_Stated exercise_: Everything in the listing below from the line containing "Give me the TikZ source for this diagram." through the line containing "Evaluate safety and" should be repeated exactly; leave out every other line.

_Data provided_:
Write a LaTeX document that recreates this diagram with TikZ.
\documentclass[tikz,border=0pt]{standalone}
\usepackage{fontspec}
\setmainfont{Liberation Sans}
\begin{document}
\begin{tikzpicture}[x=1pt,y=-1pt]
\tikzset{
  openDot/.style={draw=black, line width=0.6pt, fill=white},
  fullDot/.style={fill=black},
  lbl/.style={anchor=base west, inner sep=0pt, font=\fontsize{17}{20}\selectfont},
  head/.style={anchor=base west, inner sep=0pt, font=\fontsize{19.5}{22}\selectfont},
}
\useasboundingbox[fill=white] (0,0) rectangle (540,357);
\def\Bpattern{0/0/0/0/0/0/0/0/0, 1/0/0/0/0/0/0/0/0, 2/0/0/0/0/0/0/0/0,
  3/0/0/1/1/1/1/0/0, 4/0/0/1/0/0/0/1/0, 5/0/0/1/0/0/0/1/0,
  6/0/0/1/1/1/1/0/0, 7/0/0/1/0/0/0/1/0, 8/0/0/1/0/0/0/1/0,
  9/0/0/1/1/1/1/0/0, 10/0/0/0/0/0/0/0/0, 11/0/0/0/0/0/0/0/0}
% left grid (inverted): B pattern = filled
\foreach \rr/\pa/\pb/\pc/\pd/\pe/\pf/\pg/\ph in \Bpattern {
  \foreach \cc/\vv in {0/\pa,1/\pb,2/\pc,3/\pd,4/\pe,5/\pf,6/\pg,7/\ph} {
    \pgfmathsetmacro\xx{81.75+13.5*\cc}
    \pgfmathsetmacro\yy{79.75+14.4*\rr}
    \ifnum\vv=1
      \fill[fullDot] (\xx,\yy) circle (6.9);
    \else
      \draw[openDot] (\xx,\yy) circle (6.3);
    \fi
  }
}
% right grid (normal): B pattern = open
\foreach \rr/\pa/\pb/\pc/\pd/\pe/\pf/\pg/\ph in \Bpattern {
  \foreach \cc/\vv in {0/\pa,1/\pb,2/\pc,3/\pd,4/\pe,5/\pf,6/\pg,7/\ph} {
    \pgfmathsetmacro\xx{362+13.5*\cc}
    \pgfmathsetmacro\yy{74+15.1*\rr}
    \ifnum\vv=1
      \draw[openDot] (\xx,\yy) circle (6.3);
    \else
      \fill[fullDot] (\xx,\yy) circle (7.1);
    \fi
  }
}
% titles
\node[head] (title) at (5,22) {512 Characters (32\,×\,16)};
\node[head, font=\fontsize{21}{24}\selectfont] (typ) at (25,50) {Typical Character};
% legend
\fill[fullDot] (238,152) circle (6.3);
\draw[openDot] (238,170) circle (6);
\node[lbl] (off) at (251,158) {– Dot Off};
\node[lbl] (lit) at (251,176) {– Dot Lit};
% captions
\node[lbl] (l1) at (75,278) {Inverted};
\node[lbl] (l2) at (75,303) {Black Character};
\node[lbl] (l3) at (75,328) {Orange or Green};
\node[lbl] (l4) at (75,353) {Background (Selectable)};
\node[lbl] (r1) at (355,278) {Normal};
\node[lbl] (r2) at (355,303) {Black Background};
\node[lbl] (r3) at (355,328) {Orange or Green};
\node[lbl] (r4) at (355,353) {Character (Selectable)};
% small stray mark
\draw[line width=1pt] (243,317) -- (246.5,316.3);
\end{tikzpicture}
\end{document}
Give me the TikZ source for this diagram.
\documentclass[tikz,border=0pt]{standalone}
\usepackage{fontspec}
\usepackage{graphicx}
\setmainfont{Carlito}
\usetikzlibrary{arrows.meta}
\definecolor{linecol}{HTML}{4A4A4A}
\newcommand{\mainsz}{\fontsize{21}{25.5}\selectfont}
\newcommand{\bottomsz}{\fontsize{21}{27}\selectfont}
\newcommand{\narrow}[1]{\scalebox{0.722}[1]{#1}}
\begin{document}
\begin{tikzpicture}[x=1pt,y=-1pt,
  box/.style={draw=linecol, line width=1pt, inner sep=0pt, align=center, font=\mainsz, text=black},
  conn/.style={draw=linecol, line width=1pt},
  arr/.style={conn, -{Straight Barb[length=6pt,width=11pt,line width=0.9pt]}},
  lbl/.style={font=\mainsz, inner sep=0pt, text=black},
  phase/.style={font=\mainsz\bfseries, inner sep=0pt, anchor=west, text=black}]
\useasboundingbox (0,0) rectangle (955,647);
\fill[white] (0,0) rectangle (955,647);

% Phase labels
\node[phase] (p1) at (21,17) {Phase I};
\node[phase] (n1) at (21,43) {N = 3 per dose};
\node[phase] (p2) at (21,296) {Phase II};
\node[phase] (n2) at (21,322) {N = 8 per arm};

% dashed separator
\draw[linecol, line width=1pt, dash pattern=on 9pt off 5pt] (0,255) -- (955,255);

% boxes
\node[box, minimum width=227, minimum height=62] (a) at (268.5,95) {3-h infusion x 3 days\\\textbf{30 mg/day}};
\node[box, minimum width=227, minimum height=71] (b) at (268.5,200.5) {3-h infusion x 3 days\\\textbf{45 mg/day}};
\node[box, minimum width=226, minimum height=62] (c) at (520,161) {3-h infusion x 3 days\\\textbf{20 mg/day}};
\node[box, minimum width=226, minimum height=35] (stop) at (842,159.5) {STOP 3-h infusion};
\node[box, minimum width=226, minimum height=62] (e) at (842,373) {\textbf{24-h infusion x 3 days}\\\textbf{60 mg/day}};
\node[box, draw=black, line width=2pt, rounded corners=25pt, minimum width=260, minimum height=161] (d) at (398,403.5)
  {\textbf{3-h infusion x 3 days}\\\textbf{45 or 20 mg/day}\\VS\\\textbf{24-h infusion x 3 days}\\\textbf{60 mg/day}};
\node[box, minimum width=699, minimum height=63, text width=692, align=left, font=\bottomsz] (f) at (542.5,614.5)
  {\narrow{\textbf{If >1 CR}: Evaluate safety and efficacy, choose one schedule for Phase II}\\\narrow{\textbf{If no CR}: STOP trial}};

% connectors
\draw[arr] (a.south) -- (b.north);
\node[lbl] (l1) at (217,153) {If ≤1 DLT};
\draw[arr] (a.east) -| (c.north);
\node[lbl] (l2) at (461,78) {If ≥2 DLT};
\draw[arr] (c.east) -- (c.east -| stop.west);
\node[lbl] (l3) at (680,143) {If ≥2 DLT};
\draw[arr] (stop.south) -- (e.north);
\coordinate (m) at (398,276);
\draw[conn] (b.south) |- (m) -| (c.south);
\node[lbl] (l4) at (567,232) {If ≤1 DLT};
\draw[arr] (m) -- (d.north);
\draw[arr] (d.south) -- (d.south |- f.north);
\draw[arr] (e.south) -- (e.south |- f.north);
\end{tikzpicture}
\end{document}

==

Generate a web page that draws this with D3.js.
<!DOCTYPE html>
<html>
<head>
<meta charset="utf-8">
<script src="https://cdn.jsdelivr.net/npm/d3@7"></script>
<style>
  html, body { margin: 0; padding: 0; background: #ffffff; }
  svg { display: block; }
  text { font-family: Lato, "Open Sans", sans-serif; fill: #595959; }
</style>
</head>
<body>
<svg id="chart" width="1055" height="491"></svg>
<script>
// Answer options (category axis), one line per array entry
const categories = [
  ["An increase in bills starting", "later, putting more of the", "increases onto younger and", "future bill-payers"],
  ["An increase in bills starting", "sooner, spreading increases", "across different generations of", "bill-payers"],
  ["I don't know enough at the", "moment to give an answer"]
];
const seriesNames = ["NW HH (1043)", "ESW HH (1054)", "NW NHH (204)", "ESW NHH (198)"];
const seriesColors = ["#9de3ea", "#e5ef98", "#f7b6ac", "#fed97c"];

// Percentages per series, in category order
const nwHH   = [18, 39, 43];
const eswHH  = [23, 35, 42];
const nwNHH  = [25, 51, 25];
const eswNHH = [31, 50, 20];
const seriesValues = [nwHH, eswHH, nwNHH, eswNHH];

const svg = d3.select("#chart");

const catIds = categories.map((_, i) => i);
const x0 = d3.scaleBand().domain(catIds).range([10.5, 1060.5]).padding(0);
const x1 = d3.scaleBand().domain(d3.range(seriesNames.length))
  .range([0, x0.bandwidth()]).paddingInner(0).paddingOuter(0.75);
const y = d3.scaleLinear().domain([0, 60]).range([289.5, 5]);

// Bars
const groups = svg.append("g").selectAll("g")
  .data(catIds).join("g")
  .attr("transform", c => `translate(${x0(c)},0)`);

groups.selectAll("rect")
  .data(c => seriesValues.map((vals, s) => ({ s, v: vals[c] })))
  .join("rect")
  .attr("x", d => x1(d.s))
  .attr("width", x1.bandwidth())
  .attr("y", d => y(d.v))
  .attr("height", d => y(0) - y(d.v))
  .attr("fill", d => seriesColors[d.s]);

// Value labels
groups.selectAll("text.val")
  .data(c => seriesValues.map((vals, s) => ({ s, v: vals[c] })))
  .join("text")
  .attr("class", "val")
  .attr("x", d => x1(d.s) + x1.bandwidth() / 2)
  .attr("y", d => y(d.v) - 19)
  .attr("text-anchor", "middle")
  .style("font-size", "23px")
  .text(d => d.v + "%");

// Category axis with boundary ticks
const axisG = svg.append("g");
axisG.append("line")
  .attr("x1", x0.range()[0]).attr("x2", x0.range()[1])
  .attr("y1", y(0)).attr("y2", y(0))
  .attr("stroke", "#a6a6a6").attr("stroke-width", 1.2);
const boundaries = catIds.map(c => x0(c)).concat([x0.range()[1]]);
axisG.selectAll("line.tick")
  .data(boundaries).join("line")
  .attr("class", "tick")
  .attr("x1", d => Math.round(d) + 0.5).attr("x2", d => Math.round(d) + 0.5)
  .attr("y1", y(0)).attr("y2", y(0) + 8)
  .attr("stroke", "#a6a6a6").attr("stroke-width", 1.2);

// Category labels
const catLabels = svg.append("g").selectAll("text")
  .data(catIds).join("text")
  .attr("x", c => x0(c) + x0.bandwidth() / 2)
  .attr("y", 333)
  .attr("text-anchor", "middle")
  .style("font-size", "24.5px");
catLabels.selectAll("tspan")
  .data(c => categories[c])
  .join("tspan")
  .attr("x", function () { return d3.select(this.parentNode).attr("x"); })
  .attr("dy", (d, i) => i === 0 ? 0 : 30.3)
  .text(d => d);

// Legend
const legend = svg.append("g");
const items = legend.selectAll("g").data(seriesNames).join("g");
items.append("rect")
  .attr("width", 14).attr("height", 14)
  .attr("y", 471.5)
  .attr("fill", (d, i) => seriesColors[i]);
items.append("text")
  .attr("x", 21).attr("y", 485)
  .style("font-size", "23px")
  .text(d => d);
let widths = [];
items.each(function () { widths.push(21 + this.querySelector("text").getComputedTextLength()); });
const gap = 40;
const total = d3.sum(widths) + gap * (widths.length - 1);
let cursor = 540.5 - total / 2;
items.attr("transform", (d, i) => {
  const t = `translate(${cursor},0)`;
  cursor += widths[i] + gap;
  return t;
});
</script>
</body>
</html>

* * *

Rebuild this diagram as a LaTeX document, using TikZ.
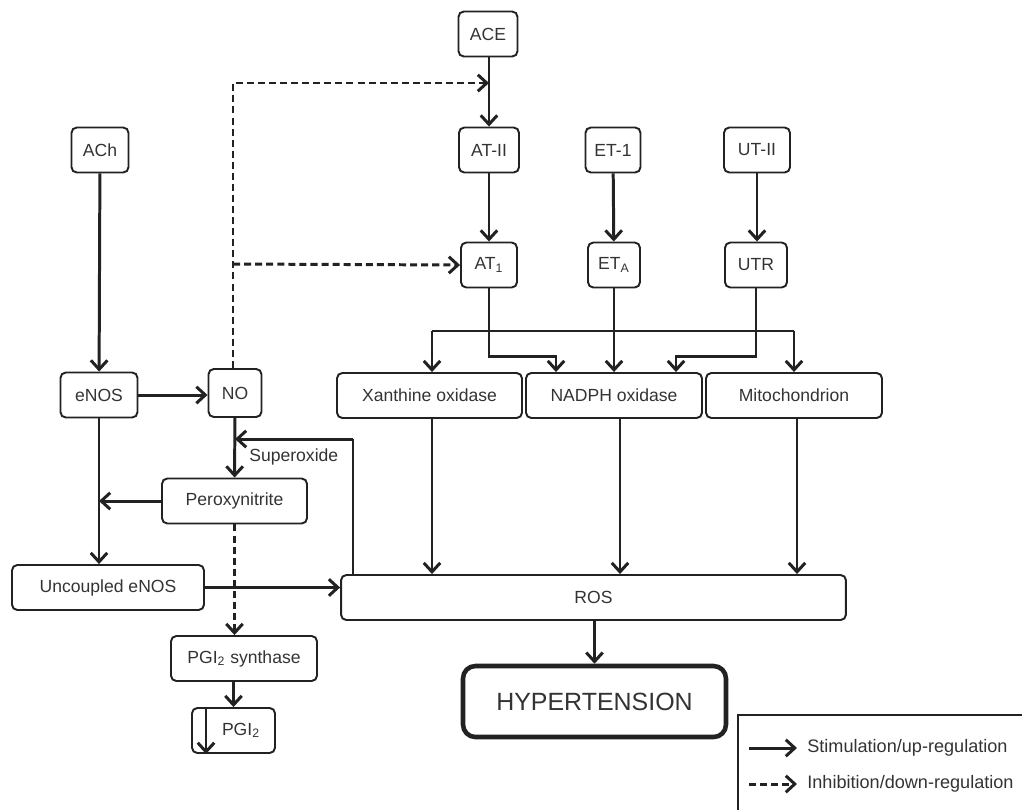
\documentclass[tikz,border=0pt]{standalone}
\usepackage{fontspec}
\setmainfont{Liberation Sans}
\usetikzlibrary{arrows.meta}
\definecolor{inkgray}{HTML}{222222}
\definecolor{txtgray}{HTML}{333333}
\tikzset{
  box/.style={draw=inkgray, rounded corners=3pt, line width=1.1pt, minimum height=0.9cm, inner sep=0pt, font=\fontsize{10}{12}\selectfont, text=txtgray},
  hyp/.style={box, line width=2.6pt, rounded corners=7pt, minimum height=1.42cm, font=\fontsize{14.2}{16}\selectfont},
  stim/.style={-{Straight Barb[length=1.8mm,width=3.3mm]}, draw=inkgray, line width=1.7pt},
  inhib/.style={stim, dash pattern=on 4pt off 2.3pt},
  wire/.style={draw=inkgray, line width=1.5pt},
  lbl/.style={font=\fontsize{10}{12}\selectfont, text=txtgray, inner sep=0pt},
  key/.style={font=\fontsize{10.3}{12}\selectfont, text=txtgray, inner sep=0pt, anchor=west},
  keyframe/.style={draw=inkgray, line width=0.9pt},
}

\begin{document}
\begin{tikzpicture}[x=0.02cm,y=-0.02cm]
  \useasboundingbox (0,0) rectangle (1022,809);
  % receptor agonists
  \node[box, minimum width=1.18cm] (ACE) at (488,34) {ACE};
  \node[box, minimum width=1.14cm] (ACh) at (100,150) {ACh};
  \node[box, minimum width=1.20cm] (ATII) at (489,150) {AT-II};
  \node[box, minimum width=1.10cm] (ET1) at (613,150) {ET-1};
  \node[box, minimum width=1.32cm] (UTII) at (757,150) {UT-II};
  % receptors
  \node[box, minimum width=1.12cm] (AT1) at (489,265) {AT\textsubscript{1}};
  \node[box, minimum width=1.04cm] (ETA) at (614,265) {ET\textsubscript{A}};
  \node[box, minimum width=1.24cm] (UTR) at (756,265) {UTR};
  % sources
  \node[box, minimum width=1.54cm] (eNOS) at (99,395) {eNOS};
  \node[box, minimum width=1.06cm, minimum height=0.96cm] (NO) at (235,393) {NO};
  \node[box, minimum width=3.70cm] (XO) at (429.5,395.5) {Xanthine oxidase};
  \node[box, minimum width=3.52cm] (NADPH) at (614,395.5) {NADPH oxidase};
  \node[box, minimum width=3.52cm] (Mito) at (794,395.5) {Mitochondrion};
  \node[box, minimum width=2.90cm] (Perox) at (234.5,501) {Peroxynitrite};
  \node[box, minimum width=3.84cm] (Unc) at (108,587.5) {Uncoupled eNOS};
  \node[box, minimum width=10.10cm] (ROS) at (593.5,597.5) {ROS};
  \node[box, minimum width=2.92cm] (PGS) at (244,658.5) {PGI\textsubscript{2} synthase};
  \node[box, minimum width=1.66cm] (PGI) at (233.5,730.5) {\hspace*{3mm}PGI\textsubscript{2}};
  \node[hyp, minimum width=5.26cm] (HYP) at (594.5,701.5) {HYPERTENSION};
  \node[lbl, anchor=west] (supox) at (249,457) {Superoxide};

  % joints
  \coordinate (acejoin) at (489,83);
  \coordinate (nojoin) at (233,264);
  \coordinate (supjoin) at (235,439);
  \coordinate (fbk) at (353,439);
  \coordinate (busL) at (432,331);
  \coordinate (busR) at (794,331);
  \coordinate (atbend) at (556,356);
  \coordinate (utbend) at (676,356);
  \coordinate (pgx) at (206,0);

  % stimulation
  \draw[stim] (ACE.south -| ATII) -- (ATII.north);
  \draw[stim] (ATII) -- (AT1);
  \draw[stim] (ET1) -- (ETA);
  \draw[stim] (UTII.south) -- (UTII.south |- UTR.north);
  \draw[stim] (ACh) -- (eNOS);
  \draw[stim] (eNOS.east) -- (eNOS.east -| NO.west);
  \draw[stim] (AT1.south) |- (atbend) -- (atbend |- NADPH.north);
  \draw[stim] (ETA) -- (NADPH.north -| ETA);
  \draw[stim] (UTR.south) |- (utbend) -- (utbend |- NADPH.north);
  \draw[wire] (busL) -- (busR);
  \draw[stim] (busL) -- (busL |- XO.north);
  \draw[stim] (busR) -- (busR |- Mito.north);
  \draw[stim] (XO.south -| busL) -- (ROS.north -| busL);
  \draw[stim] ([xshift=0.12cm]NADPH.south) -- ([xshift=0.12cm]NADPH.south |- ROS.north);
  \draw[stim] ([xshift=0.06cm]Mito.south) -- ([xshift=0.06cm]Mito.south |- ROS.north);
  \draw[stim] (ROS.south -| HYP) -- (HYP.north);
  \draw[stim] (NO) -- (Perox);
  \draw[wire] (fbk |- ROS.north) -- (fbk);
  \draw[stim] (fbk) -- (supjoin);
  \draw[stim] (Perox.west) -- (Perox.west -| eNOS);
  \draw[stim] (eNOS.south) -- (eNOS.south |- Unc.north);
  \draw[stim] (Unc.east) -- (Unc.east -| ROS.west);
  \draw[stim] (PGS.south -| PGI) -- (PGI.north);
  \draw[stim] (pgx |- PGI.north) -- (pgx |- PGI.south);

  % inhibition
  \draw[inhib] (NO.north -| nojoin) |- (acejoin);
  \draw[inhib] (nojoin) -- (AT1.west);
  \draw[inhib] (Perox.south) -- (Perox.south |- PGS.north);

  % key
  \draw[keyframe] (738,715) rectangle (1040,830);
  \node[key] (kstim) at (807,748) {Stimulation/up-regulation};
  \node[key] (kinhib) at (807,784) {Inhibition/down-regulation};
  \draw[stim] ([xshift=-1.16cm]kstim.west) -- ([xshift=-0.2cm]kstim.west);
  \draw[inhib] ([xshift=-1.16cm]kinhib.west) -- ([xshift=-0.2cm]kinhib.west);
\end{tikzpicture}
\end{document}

_Finished exercise_:
Give me the TikZ source for this diagram.
\documentclass[tikz,border=0pt]{standalone}
\usepackage{fontspec}
\usepackage{graphicx}
\setmainfont{Carlito}
\usetikzlibrary{arrows.meta}
\definecolor{linecol}{HTML}{4A4A4A}
\newcommand{\mainsz}{\fontsize{21}{25.5}\selectfont}
\newcommand{\bottomsz}{\fontsize{21}{27}\selectfont}
\newcommand{\narrow}[1]{\scalebox{0.722}[1]{#1}}
\begin{document}
\begin{tikzpicture}[x=1pt,y=-1pt,
  box/.style={draw=linecol, line width=1pt, inner sep=0pt, align=center, font=\mainsz, text=black},
  conn/.style={draw=linecol, line width=1pt},
  arr/.style={conn, -{Straight Barb[length=6pt,width=11pt,line width=0.9pt]}},
  lbl/.style={font=\mainsz, inner sep=0pt, text=black},
  phase/.style={font=\mainsz\bfseries, inner sep=0pt, anchor=west, text=black}]
\useasboundingbox (0,0) rectangle (955,647);
\fill[white] (0,0) rectangle (955,647);

% Phase labels
\node[phase] (p1) at (21,17) {Phase I};
\node[phase] (n1) at (21,43) {N = 3 per dose};
\node[phase] (p2) at (21,296) {Phase II};
\node[phase] (n2) at (21,322) {N = 8 per arm};

% dashed separator
\draw[linecol, line width=1pt, dash pattern=on 9pt off 5pt] (0,255) -- (955,255);

% boxes
\node[box, minimum width=227, minimum height=62] (a) at (268.5,95) {3-h infusion x 3 days\\\textbf{30 mg/day}};
\node[box, minimum width=227, minimum height=71] (b) at (268.5,200.5) {3-h infusion x 3 days\\\textbf{45 mg/day}};
\node[box, minimum width=226, minimum height=62] (c) at (520,161) {3-h infusion x 3 days\\\textbf{20 mg/day}};
\node[box, minimum width=226, minimum height=35] (stop) at (842,159.5) {STOP 3-h infusion};
\node[box, minimum width=226, minimum height=62] (e) at (842,373) {\textbf{24-h infusion x 3 days}\\\textbf{60 mg/day}};
\node[box, draw=black, line width=2pt, rounded corners=25pt, minimum width=260, minimum height=161] (d) at (398,403.5)
  {\textbf{3-h infusion x 3 days}\\\textbf{45 or 20 mg/day}\\VS\\\textbf{24-h infusion x 3 days}\\\textbf{60 mg/day}};
\node[box, minimum width=699, minimum height=63, text width=692, align=left, font=\bottomsz] (f) at (542.5,614.5)
  {\narrow{\textbf{If >1 CR}: Evaluate safety and efficacy, choose one schedule for Phase II}\\\narrow{\textbf{If no CR}: STOP trial}};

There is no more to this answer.